Selanjutnya jika ibadah umroh yang kita laksanakan sesuai dengan yang kehendak Allah SWT maka terjadilah proses sinergi antara ruh dengan kebesaran dan kemahaan Allah SWT. Sehingga hasilnya mampu meningkatkan kekuatan dan kesehatan jasmani atau dengan kata lain mampu memberikan dampak positif kepada kesehatan jasmani. Selain daripada itu dengan fitrahnya ruh maka ruh akan dapat mengalahkan  ahwa (hawa nafsu) dan juga setan sehingga dapat mengembalikan jiwa fujur menjadi jiwa taqwa.

 

Sekali lagi kami kemukakan bahwa yang sesungguhnya melaksanakan ibadah umroh  secara hakekat bukanlah jasmani, melainkan ruh yang menunaikannya. Jasmani harus tunduk patuh kepada kehendak ruh.

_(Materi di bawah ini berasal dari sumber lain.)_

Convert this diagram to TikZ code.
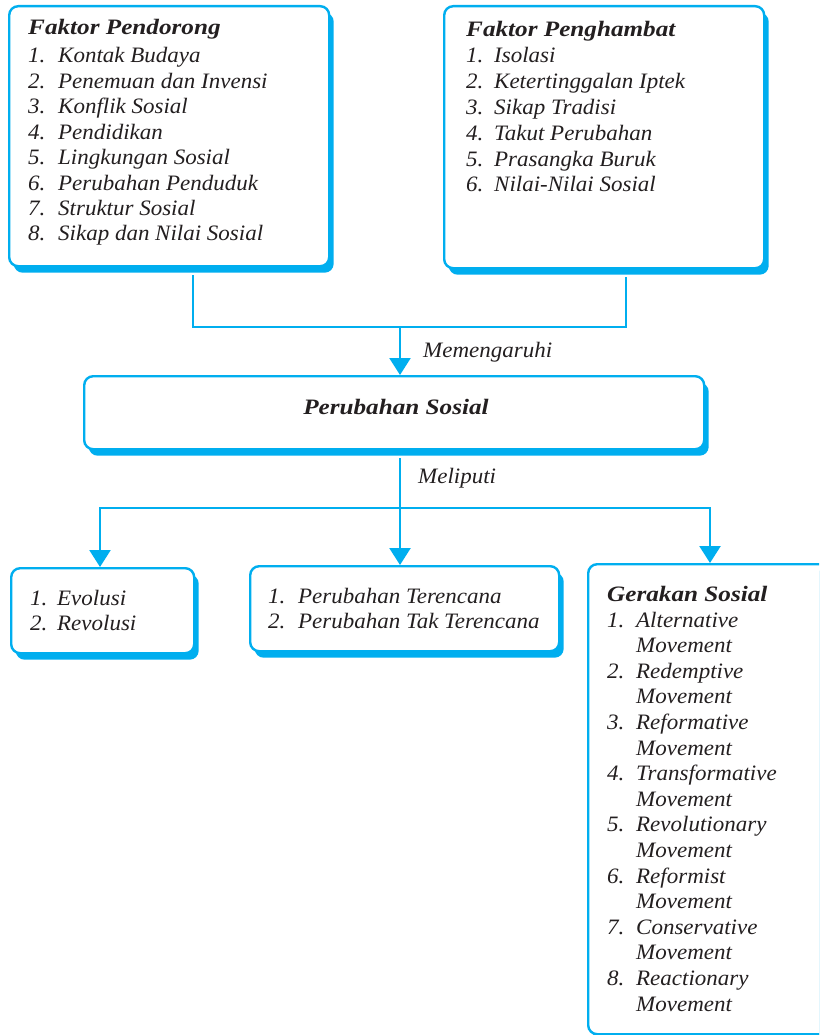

Dan jika sampai diri kita tidak mampu melakukan hal ini dengan baik dan benar maka hakekat dari menunaikan ibadah umroh tidak akan pernah terjadi serta kita pun tidak akan bisa merasakan manfaat yang hakiki dari pelaksanaan ibadah umroh, terkecuali merasakan apa yang dinamakan lelah, letih dan cukup sekali menunaikan ibadah umroh. Ayo segera persiapkan ruh yang kita miliki untuk menunaikan ibadah umroh karena yang melaksanakan ibadah haji atau umroh yang hakiki adalah ruh, bukan jasmani.

 

Jamaah umroh sekalian, itulah 9 (sembilan) persiapan yang harus dipersiapkan dengan sebaik-baiknya guna mencapai ibadah umroh yang dikehendaki oleh Allah SWT dan semoga Allah SWT membantu diri kita mempersiapkan hal ini dengan sebaik-baiknya.